### Task to complete
Extract the lines up to and including the one that contains "1.40, 1.53, 2.06]", starting with the first line of the entries below, and omit the pictures.

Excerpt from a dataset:
---------------

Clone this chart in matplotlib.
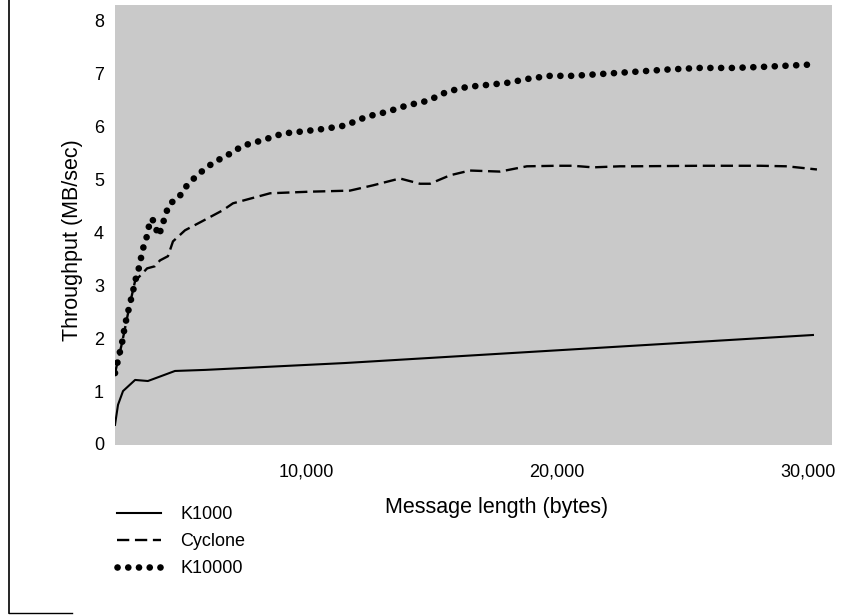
import matplotlib
matplotlib.use("Agg")
import matplotlib.pyplot as plt
from matplotlib.lines import Line2D

plt.rcParams['font.family'] = ['Liberation Sans', 'DejaVu Sans']

# message length (bytes) and throughput (MB/sec)
k1000_x = [2390, 2510, 2710, 3190, 3700, 4100, 4780, 5980, 11550, 30200]
k1000_y = [0.36, 0.74, 1.00, 1.21, 1.19, 1.26, 1.38, 1.40, 1.53, 2.06]

cyclone_x = [2390, 2670, 2990, 3190, 3670, 3980, 4180, 4500, 4700, 5180, 5860,
             6690, 7090, 8570, 10160, 11750, 12670, 13740, 14540, 14940, 15740,
             16530, 17730, 18800, 20000, 20640, 21430, 22510, 23030, 25700,
             28090, 29160, 30360]
cyclone_y = [1.34, 1.91, 2.66, 3.08, 3.32, 3.36, 3.47, 3.55, 3.83, 4.04, 4.21,
             4.42, 4.55, 4.74, 4.77, 4.79, 4.89, 5.02, 4.92, 4.92, 5.08,
             5.17, 5.15, 5.25, 5.26, 5.26, 5.23, 5.25, 5.25, 5.26,
             5.26, 5.25, 5.19]

k10000_x = [2390, 2670, 2790, 2990, 3110, 3190, 3310, 3510, 3670, 3780, 3860,
            3980, 4100, 4260, 4380, 4580, 4900, 5260, 5660, 6000, 6370, 6770,
            7490, 8250, 9080, 9880, 10760, 11550, 12430, 13230, 14020, 14860,
            15620, 16410, 17250, 18050, 18920, 19720, 20640, 21910, 23190,
            24420, 25700, 27010, 28210, 29960]
k10000_y = [1.34, 1.91, 2.25, 2.66, 2.89, 3.08, 3.26, 3.70, 3.94, 4.21, 4.26,
            4.17, 3.94, 4.08, 4.32, 4.55, 4.64, 4.89, 5.08, 5.21, 5.34, 5.43,
            5.64, 5.74, 5.87, 5.91, 5.96, 6.02, 6.19, 6.28, 6.40, 6.49,
            6.66, 6.75, 6.79, 6.83, 6.91, 6.96, 6.96, 7.00, 7.04,
            7.08, 7.11, 7.11, 7.13, 7.17]

x_ticks = [10000, 20000, 30000]
x_labels = ['10,000', '20,000', '30,000']
y_ticks = [0, 1, 2, 3, 4, 5, 6, 7, 8]

fig = plt.figure(figsize=(8.46, 6.15), dpi=100)
ax = fig.add_axes([115/846, 1 - 445/615, (832 - 115)/846, (445 - 5)/615])
ax.set_facecolor('#c9c9c9')
for s in ax.spines.values():
    s.set_visible(False)

l1, = ax.plot(k1000_x, k1000_y, color='black', lw=1.5)
l2, = ax.plot(cyclone_x, cyclone_y, color='black', lw=1.7, linestyle=(0, (5.2, 2.4)))
l3, = ax.plot(k10000_x, k10000_y, color='black', lw=4.8,
              linestyle=(0, (0.01, 1.6)), dash_capstyle='round')

ax.set_xlim(2390, 30960)
ax.set_ylim(-0.02, 8.3)
ax.set_xticks(x_ticks)
ax.set_xticklabels(x_labels)
ax.set_yticks(y_ticks)
ax.tick_params(length=0, labelsize=13)
ax.tick_params(axis='y', pad=8)
ax.tick_params(axis='x', pad=13)

fig.text(72/846, 1 - 240/615, 'Throughput (MB/sec)', fontsize=15.5,
         rotation=90, ha='center', va='center')
fig.text(497/846, 1 - 508/615, 'Message length (bytes)', fontsize=15.5,
         ha='center', va='center')

# legend drawn at the lower left, below the axis
leg = fig.legend([l1, l2, l3], ['K1000', 'Cyclone', 'K10000'],
                 loc='upper left', bbox_to_anchor=(110/846, 1 - 499/615),
                 frameon=False, fontsize=13, handlelength=2.4,
                 handletextpad=1.1, labelspacing=0.55, borderaxespad=0)

# page border remnants at left
fig.add_artist(Line2D([9/846, 9/846], [1 - 613/615, 1.0], color='black', lw=1.2))
fig.add_artist(Line2D([9/846, 72/846], [1 - 613/615, 1 - 613/615], color='black', lw=1.0))

fig.savefig('out.png', dpi=100)
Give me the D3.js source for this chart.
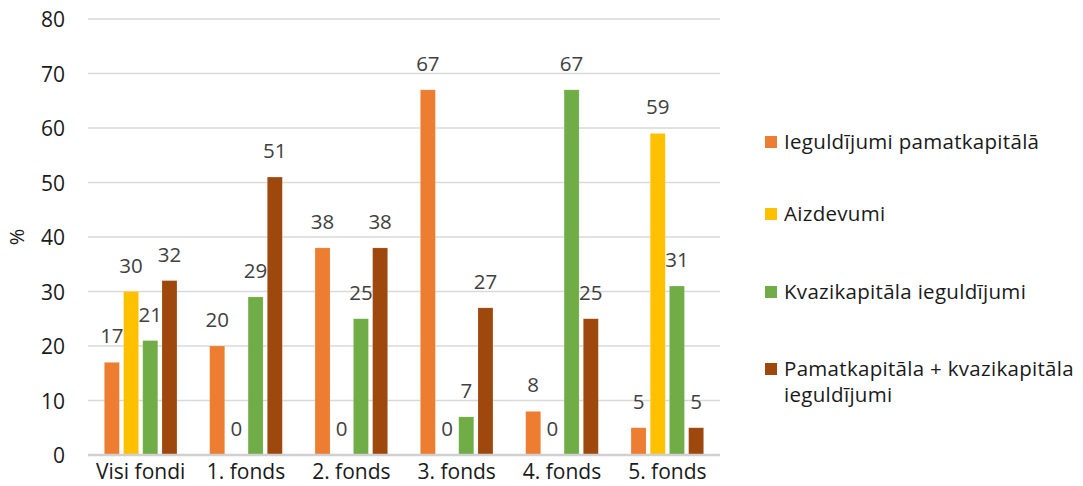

---------------

### Correct response
Clone this chart in matplotlib.
import matplotlib
matplotlib.use("Agg")
import matplotlib.pyplot as plt
from matplotlib.lines import Line2D

plt.rcParams['font.family'] = ['Liberation Sans', 'DejaVu Sans']

# message length (bytes) and throughput (MB/sec)
k1000_x = [2390, 2510, 2710, 3190, 3700, 4100, 4780, 5980, 11550, 30200]
k1000_y = [0.36, 0.74, 1.00, 1.21, 1.19, 1.26, 1.38, 1.40, 1.53, 2.06]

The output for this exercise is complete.